Add a model selector to the UI. When the user changes the model, the next request uses the new model. Ollama models are just strings—no registration required.

async function loadModels() {
  const res = await fetch("/models");
  const { models } = await res.json();
  const select = document.getElementById("modelSelect");
  select.innerHTML = "";
  for (const m of models) {
    const opt = document.createElement("option");
    opt.value = m;
    opt.textContent = m;
    select.appendChild(opt);
  }
}
loadModels();

FastAPI already serves model names from the Ollama API at GET /models.

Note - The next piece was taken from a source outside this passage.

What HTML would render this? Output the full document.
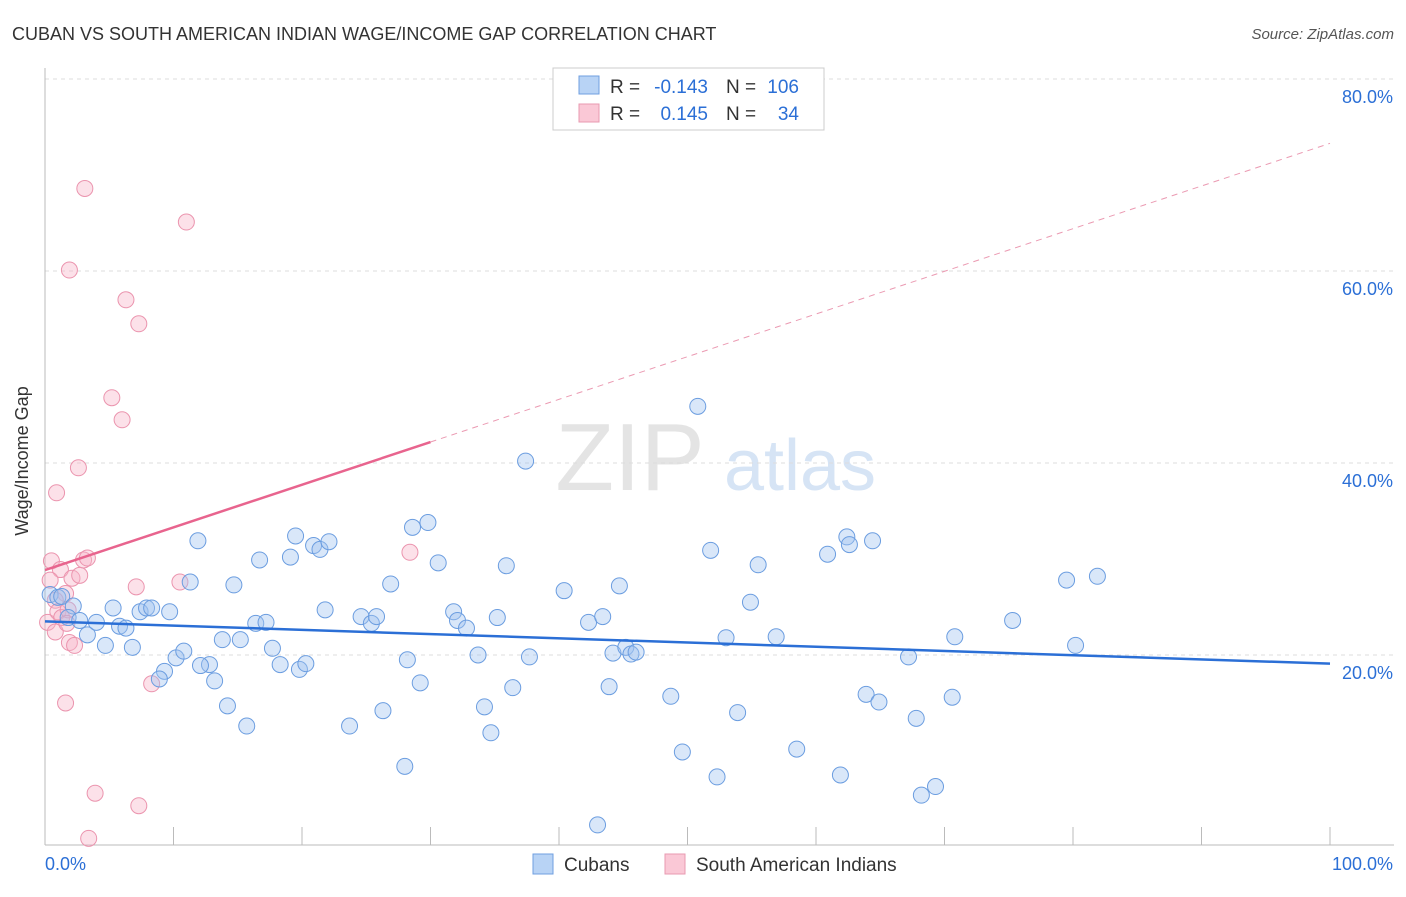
<!DOCTYPE html>
<html><head><meta charset="utf-8"><style>
body{margin:0;background:#fff;font-family:"Liberation Sans",sans-serif;}
svg text{font-family:"Liberation Sans",sans-serif;}
</style></head><body>
<svg id="chart" width="1406" height="892" viewBox="0 0 1406 892" xmlns="http://www.w3.org/2000/svg">
<text x="12" y="40" font-size="18" fill="#333">CUBAN VS SOUTH AMERICAN INDIAN WAGE/INCOME GAP CORRELATION CHART</text>
<text x="1394" y="39" font-size="15" fill="#555" text-anchor="end" font-style="italic">Source: ZipAtlas.com</text>
<text x="630" y="490" font-size="96" fill="#e4e4e4" font-family="Liberation Serif" text-anchor="middle">ZIP</text>
<text x="800" y="490" font-size="72" fill="#d6e4f5" text-anchor="middle">atlas</text>
<g id="grid"></g>
<g id="axes"></g>
<g id="pts"></g>
<g id="trend"></g>
<text x="22" y="455" font-size="18" fill="#333" text-anchor="middle" transform="rotate(-90 28 455)">Wage/Income Gap</text>
<g>
<rect x="553" y="68" width="271" height="62" fill="#fff" stroke="#ccc"/>
<rect x="579" y="76" width="20" height="18" fill="#b8d3f5" stroke="#6f9fe0"/>
<rect x="579" y="104" width="20" height="18" fill="#fac8d6" stroke="#e89ab0"/>
<text x="610" y="93" font-size="19" fill="#333">R =</text>
<text x="708" y="93" font-size="19" fill="#2b6fd6" text-anchor="end">-0.143</text>
<text x="726" y="93" font-size="19" fill="#333">N =</text>
<text x="799" y="93" font-size="19" fill="#2b6fd6" text-anchor="end">106</text>
<text x="610" y="120" font-size="19" fill="#333">R =</text>
<text x="708" y="120" font-size="19" fill="#2b6fd6" text-anchor="end">0.145</text>
<text x="726" y="120" font-size="19" fill="#333">N =</text>
<text x="799" y="120" font-size="19" fill="#2b6fd6" text-anchor="end">34</text>
</g>
<g>
<rect x="533" y="854" width="20" height="20" fill="#b8d3f5" stroke="#6f9fe0"/>
<text x="564" y="871" font-size="19" fill="#333">Cubans</text>
<rect x="665" y="854" width="20" height="20" fill="#fac8d6" stroke="#e89ab0"/>
<text x="696" y="871" font-size="19" fill="#333">South American Indians</text>
</g>
</svg>
<script>
const yTicks=[20,40,60,80];
const yTickLabels=["20.0%","40.0%","60.0%","80.0%"];
const xTicks=[0,10,20,30,40,50,60,70,80,90,100];
const cubanX=[0.4,1.0,1.3,2.2,1.8,2.7,3.3,4.0,4.7,5.3,5.8,6.3,6.8,7.4,7.9,8.3,9.7,9.3,8.9,10.2,10.8,11.3,11.9,12.8,12.1,13.2,13.8,14.2,14.7,15.2,15.7,16.4,16.7,17.2,17.7,18.3,19.1,19.5,19.8,20.3,20.9,21.4,21.8,22.1,23.7,24.6,25.4,25.8,26.3,26.9,28.0,28.2,28.6,29.2,29.8,30.6,31.8,32.1,32.8,33.7,34.2,34.7,35.2,35.9,36.4,37.4,37.7,40.4,42.3,43.0,43.4,43.9,44.2,44.7,45.2,45.6,46.0,48.7,49.6,50.8,51.8,52.3,53.0,53.9,54.9,55.5,56.9,58.5,60.9,61.9,62.4,62.6,63.9,64.4,64.9,67.2,67.8,68.2,69.3,70.6,70.8,75.3,79.5,80.2,81.9];
const cubanY=[26.3,26.0,26.1,25.1,23.9,23.6,22.1,23.4,21.0,24.9,23.0,22.8,20.8,24.5,24.9,24.9,24.5,18.3,17.5,19.7,20.4,27.6,31.9,19.0,18.9,17.3,21.6,14.7,27.3,21.6,12.6,23.3,29.9,23.4,20.7,19.0,30.2,32.4,18.5,19.1,31.4,31.0,24.7,31.8,12.6,24.0,23.3,24.0,14.2,27.4,8.4,19.5,33.3,17.1,33.8,29.6,24.5,23.6,22.8,20.0,14.6,11.9,23.9,29.3,16.6,40.2,19.8,26.7,23.4,2.3,24.0,16.7,20.2,27.2,20.8,20.1,20.3,15.7,9.9,45.9,30.9,7.3,21.8,14.0,25.5,29.4,21.9,10.2,30.5,7.5,32.3,31.5,15.9,31.9,15.1,19.8,13.4,5.4,6.3,15.6,21.9,23.6,27.8,21.0,28.2];
const saiX=[0.5,0.9,1.2,1.6,0.8,0.2,1.0,1.3,1.8,1.9,2.3,2.1,2.7,2.6,1.9,3.1,3.0,3.3,1.6,3.9,3.4,5.2,6.0,6.3,7.3,7.1,7.3,8.3,10.5,11.0,28.4,0.4,0.8,1.7];
const saiY=[29.8,36.9,28.9,26.4,25.7,23.4,24.5,23.9,24.7,21.3,21.0,28.0,28.3,39.5,60.1,68.6,29.9,30.1,15.0,5.6,0.9,46.8,44.5,57.0,54.5,27.1,4.3,17.0,27.6,65.1,30.7,27.8,22.4,23.3];
const cubanTrend=[23.5,19.1];
const saiTrend=[28.85,73.3];
const saiSolidEnd=30;

const NS="http://www.w3.org/2000/svg";
const X=v=>45+v*12.85, Y=v=>847-v*9.6;
function mk(tag,attrs,parent){const e=document.createElementNS(NS,tag);for(const k in attrs)e.setAttribute(k,attrs[k]);parent.appendChild(e);return e;}
const grid=document.getElementById('grid'),axes=document.getElementById('axes'),pts=document.getElementById('pts'),trend=document.getElementById('trend');
yTicks.forEach((t,i)=>{
 const l=mk('line',{x1:45,x2:1394,y1:Y(t),y2:Y(t),stroke:'#ddd','stroke-dasharray':'4,4'},grid);
 
 
 const tx=mk('text',{x:1393,y:Y(t)+24,'font-size':18,fill:'#2b6fd6','text-anchor':'end'},axes);
 tx.textContent=yTickLabels[i];
 
 
});
const yl=mk('line',{x1:45,x2:45,y1:68,y2:845,stroke:'#bbb'},axes);


const xl=mk('line',{x1:45,x2:1394,y1:845,y2:845,stroke:'#bbb'},axes);


xTicks.forEach(t=>{const l=mk('line',{x1:X(t),x2:X(t),y1:827,y2:845,stroke:'#bbb'},axes);
 
 });
const x0=mk('text',{x:45,y:870,'font-size':18,fill:'#2b6fd6'},axes);x0.textContent='0.0%';


const x1=mk('text',{x:1393,y:870,'font-size':18,fill:'#2b6fd6','text-anchor':'end'},axes);x1.textContent='100.0%';


saiX.forEach((v,i)=>{const c=mk('circle',{cx:X(v),cy:Y(saiY[i]),r:8,fill:'rgba(248,180,200,0.4)',stroke:'#eb94ae','stroke-width':1},pts);
 
 });
cubanX.forEach((v,i)=>{const c=mk('circle',{cx:X(v),cy:Y(cubanY[i]),r:8,fill:'rgba(160,196,240,0.4)',stroke:'#6b9de0','stroke-width':1},pts);
 
 });
const cb=mk('line',{x1:X(0),y1:Y(cubanTrend[0]),x2:X(100),y2:Y(cubanTrend[1]),stroke:'#2b6fd6','stroke-width':2.5},trend);


const ym=saiTrend[0]+(saiTrend[1]-saiTrend[0])*saiSolidEnd/100;
const ps=mk('line',{x1:X(0),y1:Y(saiTrend[0]),x2:X(saiSolidEnd),y2:Y(ym),stroke:'#e8648e','stroke-width':2.5},trend);


const pd=mk('line',{x1:X(saiSolidEnd),y1:Y(ym),x2:X(100),y2:Y(saiTrend[1]),stroke:'#eb9ab2','stroke-width':1,'stroke-dasharray':'6,5'},trend);


</script>
</body></html>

To filter models (e.g., only show 7B parameter models), you can parse the model string:

def compatible_models() -> list[str]:
    all_models = list_models()
    # Ollama model names are like "llama3:8b-instruct-q4_0"
    # Filter to exclude quantization variants if needed
    base_models = set()
    for m in all_models:
        base = m.split(":")[0]
        base_models.add(base)
    return list(base_models)

A failure mode: if a model is selected that is not pulled, Ollama returns {"error": "model not found"}. Handle it in the frontend by showing an alert: "Model not found. Run: ollama pull {selectedModel}".

Local verification checkpoint

Run the smallest example from this chapter in a local workspace and record the package version, runtime, data path, and observed output. If the result depends on model size, vector count, CPU/GPU backend, or available memory, note that constraint beside the exercise so the lesson remains reproducible.